━━━ THE RECORDS

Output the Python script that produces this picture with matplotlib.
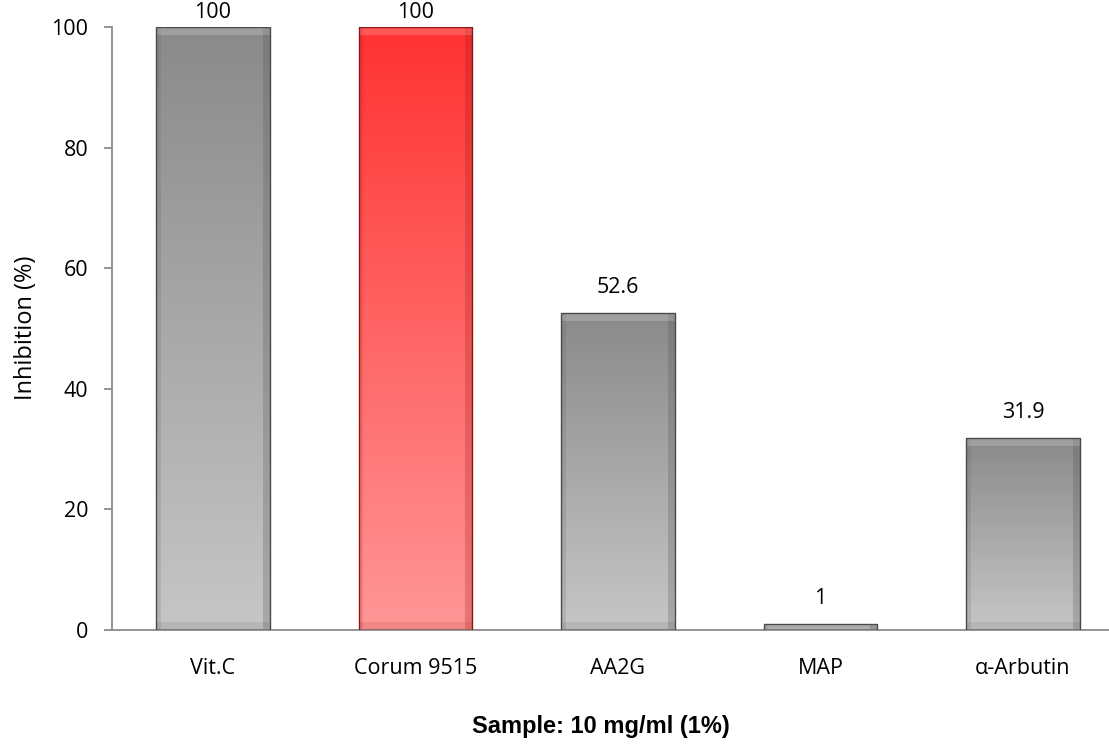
import numpy as np
import matplotlib
matplotlib.use("Agg")
import matplotlib.pyplot as plt
from matplotlib.colors import LinearSegmentedColormap
from matplotlib.patches import Rectangle

categories = ["Vit.C", "Corum 9515", "AA2G", "MAP", "α-Arbutin"]
values = [100, 100, 52.6, 1, 31.9]
value_labels = ["100", "100", "52.6", "1", "31.9"]
highlight = [False, True, False, False, False]
yticks = [0, 20, 40, 60, 80, 100]

W, H = 1109, 744
fig = plt.figure(figsize=(W / 100, H / 100), dpi=100)
step = 202.5
left_px = 213 - step / 2
ax = fig.add_axes([left_px / W, 1 - 630 / H, (5 * step) / W, (630 - 27) / H])
ax.set_xlim(-0.5, 4.5)
ax.set_ylim(0, 100)

tick_font = "Open Sans"
FS = 15.5
gray_cmap = LinearSegmentedColormap.from_list("g", ["#c6c6c6", "#8a8a8a"])
red_cmap = LinearSegmentedColormap.from_list("r", ["#ff9696", "#ff3232"])
width = 0.56
grad = np.linspace(0, 1, 256).reshape(-1, 1)
px_per_unit_y = (630 - 27) / 100.0
for i, (v, hl) in enumerate(zip(values, highlight)):
    x0, x1 = i - width / 2, i + width / 2
    cmap = red_cmap if hl else gray_cmap
    im = ax.imshow(grad, extent=[x0, x1, 0, v], origin="lower", cmap=cmap,
                   aspect="auto", zorder=2)
    edge = "#4a4a4a" if not hl else "#8a1a1a"
    rect = Rectangle((x0, 0), width, v, facecolor="none",
                     edgecolor=edge, linewidth=1.0, zorder=3)
    ax.add_patch(rect)
    im.set_clip_path(rect)
    # bevel effects
    bev_x = 0.035
    bev_y = min(8 / px_per_unit_y, v / 3)
    dark = "#505050" if not hl else "#a01818"
    light = "#ffffff"
    ax.add_patch(Rectangle((x1 - bev_x, 0), bev_x, v, facecolor=dark, alpha=0.25,
                           edgecolor="none", zorder=2.5))
    ax.add_patch(Rectangle((x0, 0), bev_x * 0.6, v, facecolor=dark, alpha=0.15,
                           edgecolor="none", zorder=2.5))
    ax.add_patch(Rectangle((x0, v - bev_y), width, bev_y, facecolor=light, alpha=0.18,
                           edgecolor="none", zorder=2.6))
    ax.add_patch(Rectangle((x0, 0), width, bev_y, facecolor=dark, alpha=0.12,
                           edgecolor="none", zorder=2.6))
    # value labels; keep inside the figure
    ytxt = v + 15 / px_per_unit_y
    if ytxt + 18 / px_per_unit_y > 100 + 27 / px_per_unit_y:
        fig.text((left_px + (i + 0.5) * step) / W, 1.0 - 2 / H, value_labels[i],
                 ha="center", va="top", fontsize=FS, family=tick_font, color="black",
                 zorder=10)
    else:
        ax.text(i, ytxt, value_labels[i], ha="center", va="bottom",
                fontsize=FS, family=tick_font, color="black", zorder=4)

for s in ["top", "right"]:
    ax.spines[s].set_visible(False)
for s in ["left", "bottom"]:
    ax.spines[s].set_color("#8c8c8c")
    ax.spines[s].set_linewidth(1.3)
ax.set_xticks(range(len(categories)))
ax.set_xticklabels(categories, family=tick_font, fontsize=FS)
ax.tick_params(axis="x", length=0, pad=20)
ax.set_yticks(yticks)
ax.set_yticklabels([str(t) for t in yticks], family=tick_font, fontsize=FS)
ax.tick_params(axis="y", length=6, width=1.3, color="#8c8c8c", pad=11)
fig.text(26 / W, 1 - 328 / H, "Inhibition (%)", rotation=90, ha="center", va="center",
         family=tick_font, fontsize=17)
fig.text(601 / W, 1 - 727 / H, "Sample: 10 mg/ml (1%)", ha="center", va="center",
         family="Liberation Sans", fontweight="bold", fontsize=17)

fig.savefig("out.png", dpi=100)
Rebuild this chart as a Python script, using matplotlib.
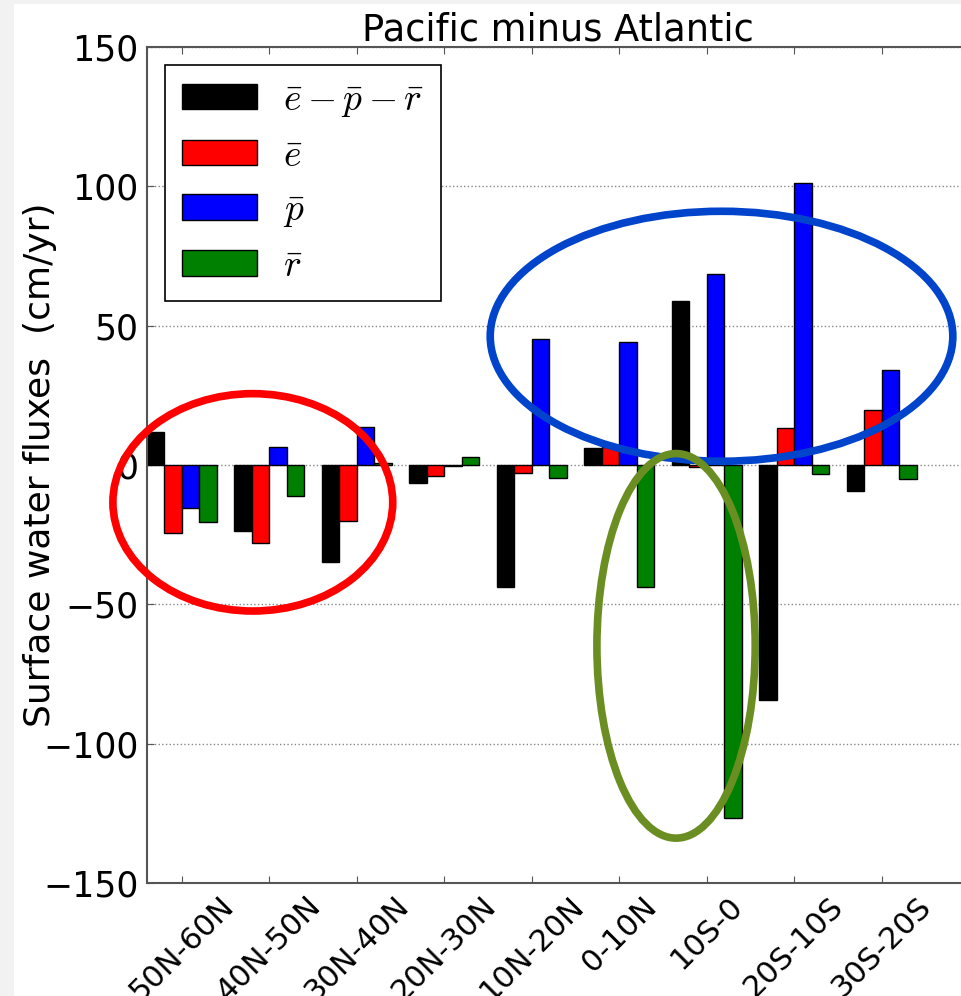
import numpy as np
import matplotlib
matplotlib.use('Agg')
import matplotlib.pyplot as plt
from matplotlib.patches import Ellipse, Rectangle

plt.rcParams['mathtext.fontset'] = 'cm'
plt.rcParams['font.family'] = 'DejaVu Sans'

# latitude bands, north to south
regions = ['50N-60N', '40N-50N', '30N-40N', '20N-30N', '10N-20N',
           '0-10N', '10S-0', '20S-10S', '30S-20S']
# pacific minus atlantic, cm/yr
e_p_r = [11.8, -23.8, -34.8, -6.6, -43.9, 6.0, 58.7, -84.4, -9.2]
evap = [-24.4, -27.9, -20.2, -3.9, -2.7, 6.3, -0.6, 13.2, 19.6]
precip = [-15.6, 6.3, 13.6, -0.2, 45.1, 44.0, 68.5, 101.1, 34.0]
runoff = [-20.6, -11.1, 0.8, 2.7, -4.5, -43.8, -126.7, -3.1, -5.2]

# hand drawn highlight rings (centre x, centre y, width, height, colour)
rings = [(0.81, -13.4, 3.20, 78.0, '#ff0000'),
         (6.17, 46.2, 5.29, 89.7, '#0044cc'),
         (5.65, -64.9, 1.81, 138.0, '#6b8e23')]

fig = plt.figure(figsize=(9.61, 9.96), dpi=100)
fig.patch.set_facecolor('#f2f2f2')
fig.patches.append(Rectangle((14/961, 0), 1, 1 - 4/996, transform=fig.transFigure,
                             facecolor='white', edgecolor='none', zorder=-10))

ax = fig.add_axes([147/961, 113/996, 822/961, 836/996])
x = np.arange(len(regions))
w = 0.2
series = [(e_p_r, 'black', r'$\bar{e} - \bar{p} - \bar{r}$'),
          (evap, 'red', r'$\bar{e}$'),
          (precip, 'blue', r'$\bar{p}$'),
          (runoff, 'green', r'$\bar{r}$')]
for k, (vals, col, lab) in enumerate(series):
    ax.bar(x - 0.4 + k * w, vals, w, align='edge', color=col,
           edgecolor='black', linewidth=1, label=lab, zorder=2)

for cx, cy, ew, eh, col in rings:
    ax.add_patch(Ellipse((cx, cy), ew, eh, fill=False, edgecolor=col,
                         linewidth=5.5, zorder=5, clip_on=False))

ax.set_xlim(-0.4, 9.0)
ax.set_ylim(-150, 150)
ax.set_yticks([-150, -100, -50, 0, 50, 100, 150])
ax.set_yticklabels(['\u2212150', '\u2212100', '\u221250', '0', '50', '100', '150'])
ax.set_xticks(x)
ax.set_xticklabels(regions, rotation=45, fontsize=22)
ax.tick_params(axis='y', labelsize=25)
ax.tick_params(direction='in', length=5, top=True, right=True, color='#555555', pad=6)
ax.yaxis.grid(True, linestyle=':', color='#888888', linewidth=1, zorder=0)
ax.set_axisbelow(True)
for s in ax.spines.values():
    s.set_color('#555555')
    s.set_linewidth(1.5)

ax.set_title('Pacific minus Atlantic', fontsize=26.5, pad=5)
ax.set_ylabel('Surface water fluxes  (cm/yr)', fontsize=26)
ax.yaxis.set_label_coords(-0.109, 0.5)

leg = ax.legend(loc='upper left', fontsize=27, fancybox=False, framealpha=1,
                edgecolor='black', handlelength=2.0, handleheight=0.67,
                handletextpad=0.7, labelspacing=0.5, borderpad=0.45,
                borderaxespad=0.48)
leg.get_frame().set_linewidth(1.2)

fig.savefig('out.png', dpi=100, facecolor=fig.get_facecolor())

━━━━━━

■ INSTRUCTIONS TO FOLLOW:
Keep the pictures out, and extract only the lines that begin at the one containing "Rebuild this chart" and end at the one containing "-126.7, -3.1, -5.2]", inclusive.

■ THE SOLUTION:
Rebuild this chart as a Python script, using matplotlib.
import numpy as np
import matplotlib
matplotlib.use('Agg')
import matplotlib.pyplot as plt
from matplotlib.patches import Ellipse, Rectangle

plt.rcParams['mathtext.fontset'] = 'cm'
plt.rcParams['font.family'] = 'DejaVu Sans'

# latitude bands, north to south
regions = ['50N-60N', '40N-50N', '30N-40N', '20N-30N', '10N-20N',
           '0-10N', '10S-0', '20S-10S', '30S-20S']
# pacific minus atlantic, cm/yr
e_p_r = [11.8, -23.8, -34.8, -6.6, -43.9, 6.0, 58.7, -84.4, -9.2]
evap = [-24.4, -27.9, -20.2, -3.9, -2.7, 6.3, -0.6, 13.2, 19.6]
precip = [-15.6, 6.3, 13.6, -0.2, 45.1, 44.0, 68.5, 101.1, 34.0]
runoff = [-20.6, -11.1, 0.8, 2.7, -4.5, -43.8, -126.7, -3.1, -5.2]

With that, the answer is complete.